Bert Jansch's intimate London gig from the mid-'90s changes hands again for reissue.
Bert Jansch
Live at the 12 Bar
Earth

Live at the 12 Bar is an “authorized” bootleg of a gig Bert Jansch gave in London back in 1995. Someone had the foresight to hit the “record” button on a DAT machine that night, so this isn’t exactly the most professional-sounding recording there is. Bumps against the microphone stands make their way through the mixing desk and Jansch’s voice sometimes comes across distorted. But in the end, Bert Jansch decided that the good far outweighed the bad and had the album release it the following year. After being available only at gigs, Live at the 12 Bar was handed over to Cooking Vinyl after Jansch signed a deal with the label.

Somehow, a pressing under Cooking Vinyl never came to be and the rights were then handed over to Earth Recordings, a label currently in the thick of releasing reissues by the late great Scottish folk guitar hero. This new edition of Live at the 12 Bar brandishes new cover art with the performer’s snapshot being replaced by an illustration of the candid on the cover of the Lucky Thirteen compilation. The album’s ragged integrity remains untouched: no fancy bells and whistles on this reissue. These are the essential elements of Bert Jansch’s artistry conveniently boiled down to their raw form. You know, kind of like his first album in a way.

The 12 Bar is a London establishment that has a reputation for being a folk music haven. The crowd noise that seeps through to the microphones give the impression that it’s a pretty intimate place (it has since moved). Jansch prefers to let the music do the talking overall, keeping the between-song banter to a minimum.

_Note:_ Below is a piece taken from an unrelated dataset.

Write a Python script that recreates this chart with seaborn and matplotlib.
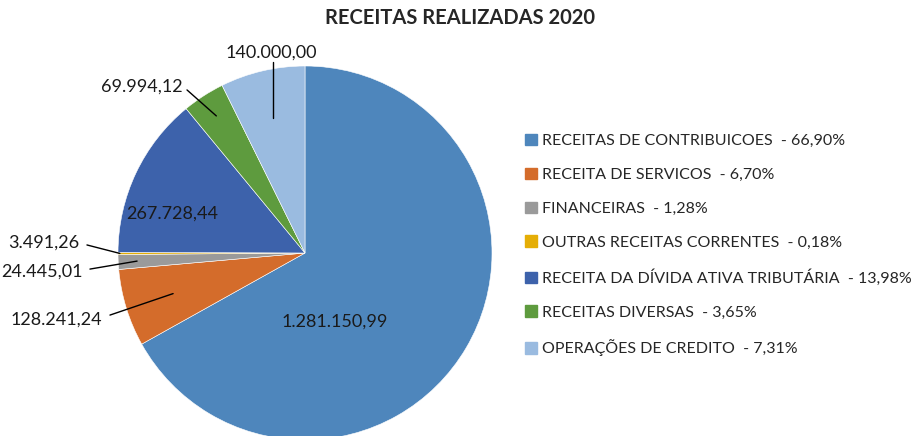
import numpy as np
import matplotlib
matplotlib.use("Agg")
import matplotlib.pyplot as plt
import matplotlib.patches as mpatches
import seaborn as sns

# dados
categorias = ["RECEITAS DE CONTRIBUICOES", "RECEITA DE SERVICOS", "FINANCEIRAS",
              "OUTRAS RECEITAS CORRENTES", "RECEITA DA DÍVIDA ATIVA TRIBUTÁRIA",
              "RECEITAS DIVERSAS", "OPERAÇÕES DE CREDITO"]
valores = [1281150.99, 128241.24, 24445.01, 3491.26, 267728.44, 69994.12, 140000.00]
cores = ["#4E86BC", "#D46C2B", "#9A9A9A", "#E5AE06", "#3D62AB", "#5E9B3E", "#9ABBE0"]

# posicao dos rotulos (coordenadas do pie) e raio da ponta da linha (None = sem linha)
pos_rotulo = [(0.16, -0.369), (-1.086, -0.355), (-1.187, -0.102), (-1.209, 0.053),
              (-0.711, 0.209), (-0.652, 0.888), (-0.182, 1.07)]
alinhamento = ["center", "right", "right", "right", "center", "right", "center"]
raio_linha = [None, 0.738, 0.899, 0.99, None, 0.873, 0.74]
inicio_linha = [None, (-1.043, -0.332), (-1.15, -0.086), (-1.166, 0.043), None,
                (-0.631, 0.872), (None, 1.021)]


def fmt_br(v):
    return f"{v:,.2f}".replace(",", "X").replace(".", ",").replace("X", ".")


sns.set_theme(style="white")
plt.rcParams['font.family'] = ['Lato', 'DejaVu Sans']
paleta = sns.color_palette(cores)

fig = plt.figure(figsize=(9.2, 4.36), dpi=100)
# eixo quadrado em pixels: centro (305, 253), raio 187
cx, cy, r = 305, 253, 187
ax = fig.add_axes([(cx - r) / 920, (436 - cy - r) / 436, 2 * r / 920, 2 * r / 436])
wedges, _ = ax.pie(valores, colors=paleta, startangle=90, counterclock=False,
                   wedgeprops=dict(edgecolor="white", linewidth=0.4))
ax.set_xlim(-1, 1)
ax.set_ylim(-1, 1)
ax.set_aspect("auto")
ax.axis("off")

for i, w in enumerate(wedges):
    ax.text(pos_rotulo[i][0], pos_rotulo[i][1], fmt_br(valores[i]), ha=alinhamento[i],
            va="center", fontsize=13, color="#1a1a1a", clip_on=False)
    if raio_linha[i] is not None:
        ang = np.deg2rad((w.theta1 + w.theta2) / 2)
        ponta = (raio_linha[i] * np.cos(ang), raio_linha[i] * np.sin(ang))
        x0, y0 = inicio_linha[i]
        if x0 is None:  # linha vertical
            x0 = ponta[0]
        ax.plot([x0, ponta[0]], [y0, ponta[1]], color="black", lw=1, clip_on=False)

total = sum(valores)
rotulos = [f"{c}  - {v / total * 100:.2f}%".replace(".", ",") for c, v in zip(categorias, valores)]
handles = [mpatches.Patch(color=paleta[i]) for i in range(len(valores))]
fig.legend(handles, rotulos, loc="center left", bbox_to_anchor=(525 / 920, (436 - 245) / 436),
           frameon=False, fontsize=11.5, handlelength=0.75, handleheight=0.75,
           handletextpad=0.3, labelspacing=1.22, borderpad=0, borderaxespad=0)

fig.suptitle("RECEITAS REALIZADAS 2020", x=460 / 920, y=1 - 18 / 436, va="center",
             fontsize=14.5, fontweight="bold")

fig.savefig("out.png", dpi=100)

The most he says to the audience is in his introduction to “Let Me Sing”, a song for Chilean artist Victor Jara who was “murdered in a coup in his country just for singing and playing his guitar.” Bert Jansch was promoting his When the Circus Comes to Town album at the time and includes four of its songs in the set. Live at the 12 Bar features Jansch originals by majority, but the handful of covers that tossed into the set make the most indelible impressions upon first contact. He’s got the blues covered with Richard M. Jones’s “Trouble in Mind” and Walter Davis’s “Come Back Baby”. He reaches way back into collective folk memory, both Irish and American, for “Curragh of Kildare” and “Lily of the West”. He also applies a gentle treatment to the oft-covered Jackson C. Frank song “Blues Run the Game”, giving Live at the 12 Bar a very well-rounded impression from a distance.

But when you move up close, you’ll hear that Bert Jansch has stamped himself all over these songs. Here was a singer-songwriter who could roll Scotland, Ireland, America, and Chile into a unified ball and hold it up for all to admire for a little less than one hour in a little London folk club. No wonder he’s so sorely missed.